[PATCH v19 6/8] PM: hibernate: disable when there are active secretmem users

James Bottomley jejb at linux.ibm.com
Tue May 18 18:32:29 PDT 2021


On Tue, 2021-05-18 at 11:24 +0100, Mark Rutland wrote:
> On Thu, May 13, 2021 at 09:47:32PM +0300, Mike Rapoport wrote:
> > From: Mike Rapoport <rppt at linux.ibm.com>
> > 
> > It is unsafe to allow saving of secretmem areas to the hibernation
> > snapshot as they would be visible after the resume and this
> > essentially will defeat the purpose of secret memory mappings.
> > 
> > Prevent hibernation whenever there are active secret memory users.
> 
> Have we thought about how this is going to work in practice, e.g. on
> mobile systems? It seems to me that there are a variety of common
> applications which might want to use this which people don't expect
> to inhibit hibernate (e.g. authentication agents, web browsers).

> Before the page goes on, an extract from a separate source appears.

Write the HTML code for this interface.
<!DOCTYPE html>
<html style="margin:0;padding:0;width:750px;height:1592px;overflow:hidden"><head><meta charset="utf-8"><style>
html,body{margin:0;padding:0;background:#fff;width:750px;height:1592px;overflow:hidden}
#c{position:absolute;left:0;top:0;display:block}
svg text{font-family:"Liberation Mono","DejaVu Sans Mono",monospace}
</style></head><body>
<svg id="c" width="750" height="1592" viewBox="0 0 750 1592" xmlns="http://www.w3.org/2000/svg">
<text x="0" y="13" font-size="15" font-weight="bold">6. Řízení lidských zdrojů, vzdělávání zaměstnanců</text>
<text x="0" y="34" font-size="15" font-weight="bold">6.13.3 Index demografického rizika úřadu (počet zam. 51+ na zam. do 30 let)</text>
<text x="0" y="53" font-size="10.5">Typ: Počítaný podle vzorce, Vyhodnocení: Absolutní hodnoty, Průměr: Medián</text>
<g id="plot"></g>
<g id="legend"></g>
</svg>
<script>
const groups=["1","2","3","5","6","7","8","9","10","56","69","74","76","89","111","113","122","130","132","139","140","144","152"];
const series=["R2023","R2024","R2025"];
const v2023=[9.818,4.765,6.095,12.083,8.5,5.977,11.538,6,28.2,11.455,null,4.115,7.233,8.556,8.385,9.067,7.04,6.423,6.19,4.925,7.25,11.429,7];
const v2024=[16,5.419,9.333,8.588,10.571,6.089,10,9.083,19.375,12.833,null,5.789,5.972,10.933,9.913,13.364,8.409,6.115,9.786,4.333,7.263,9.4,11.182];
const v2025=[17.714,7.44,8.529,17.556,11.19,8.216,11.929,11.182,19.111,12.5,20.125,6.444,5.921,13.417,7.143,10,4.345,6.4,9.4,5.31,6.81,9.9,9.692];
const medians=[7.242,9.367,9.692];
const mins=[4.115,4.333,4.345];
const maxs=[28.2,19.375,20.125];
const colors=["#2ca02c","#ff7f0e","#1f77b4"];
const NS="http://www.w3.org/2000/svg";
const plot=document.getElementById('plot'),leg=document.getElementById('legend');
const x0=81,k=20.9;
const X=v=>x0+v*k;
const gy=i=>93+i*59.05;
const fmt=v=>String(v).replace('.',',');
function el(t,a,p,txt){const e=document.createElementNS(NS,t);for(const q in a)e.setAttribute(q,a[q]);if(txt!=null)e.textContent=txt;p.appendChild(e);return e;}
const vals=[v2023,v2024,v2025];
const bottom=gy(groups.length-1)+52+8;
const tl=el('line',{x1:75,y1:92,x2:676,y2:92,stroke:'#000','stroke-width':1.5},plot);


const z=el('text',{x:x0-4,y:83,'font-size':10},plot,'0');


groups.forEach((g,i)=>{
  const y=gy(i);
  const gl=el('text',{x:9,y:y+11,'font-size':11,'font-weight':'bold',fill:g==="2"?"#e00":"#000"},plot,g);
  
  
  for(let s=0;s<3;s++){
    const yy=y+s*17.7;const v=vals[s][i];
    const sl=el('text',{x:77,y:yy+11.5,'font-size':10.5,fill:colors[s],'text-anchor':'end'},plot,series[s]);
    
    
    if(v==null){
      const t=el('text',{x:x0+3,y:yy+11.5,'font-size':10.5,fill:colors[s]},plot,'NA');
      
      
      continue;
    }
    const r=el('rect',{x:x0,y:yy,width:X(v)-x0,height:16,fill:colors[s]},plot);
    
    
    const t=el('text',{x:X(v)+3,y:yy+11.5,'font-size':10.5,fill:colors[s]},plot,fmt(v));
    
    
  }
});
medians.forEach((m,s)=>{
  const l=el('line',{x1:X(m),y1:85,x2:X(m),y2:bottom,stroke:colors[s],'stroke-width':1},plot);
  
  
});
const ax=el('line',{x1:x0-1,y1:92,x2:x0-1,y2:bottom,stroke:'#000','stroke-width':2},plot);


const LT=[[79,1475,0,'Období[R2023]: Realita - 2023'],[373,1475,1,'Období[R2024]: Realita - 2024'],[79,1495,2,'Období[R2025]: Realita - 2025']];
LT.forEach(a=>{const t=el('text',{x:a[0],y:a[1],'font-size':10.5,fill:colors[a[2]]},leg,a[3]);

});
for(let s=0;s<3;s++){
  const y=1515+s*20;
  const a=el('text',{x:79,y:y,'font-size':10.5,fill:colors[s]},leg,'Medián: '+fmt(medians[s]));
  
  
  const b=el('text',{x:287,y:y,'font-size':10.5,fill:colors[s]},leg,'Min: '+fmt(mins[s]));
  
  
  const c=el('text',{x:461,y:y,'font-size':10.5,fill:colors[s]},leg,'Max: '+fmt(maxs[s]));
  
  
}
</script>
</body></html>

If mobile systems require hibernate, then the choice is to disable this
functionality or implement a secure hibernation store.   I also thought
most mobile hibernation was basically equivalent to S3, in which case
there's no actual writing of ram into storage, in which case there's no
security barrier and likely the inhibition needs to be made a bit more
specific to the suspend to disk case?

> Are we happy to say that any userspace application can incidentally
> inhibit hibernate?

Well, yes, for the laptop use case because we don't want suspend to
disk to be able to compromise the secret area.  You can disable this
for mobile if you like, or work out how to implement hibernate securely
if you're really suspending to disk.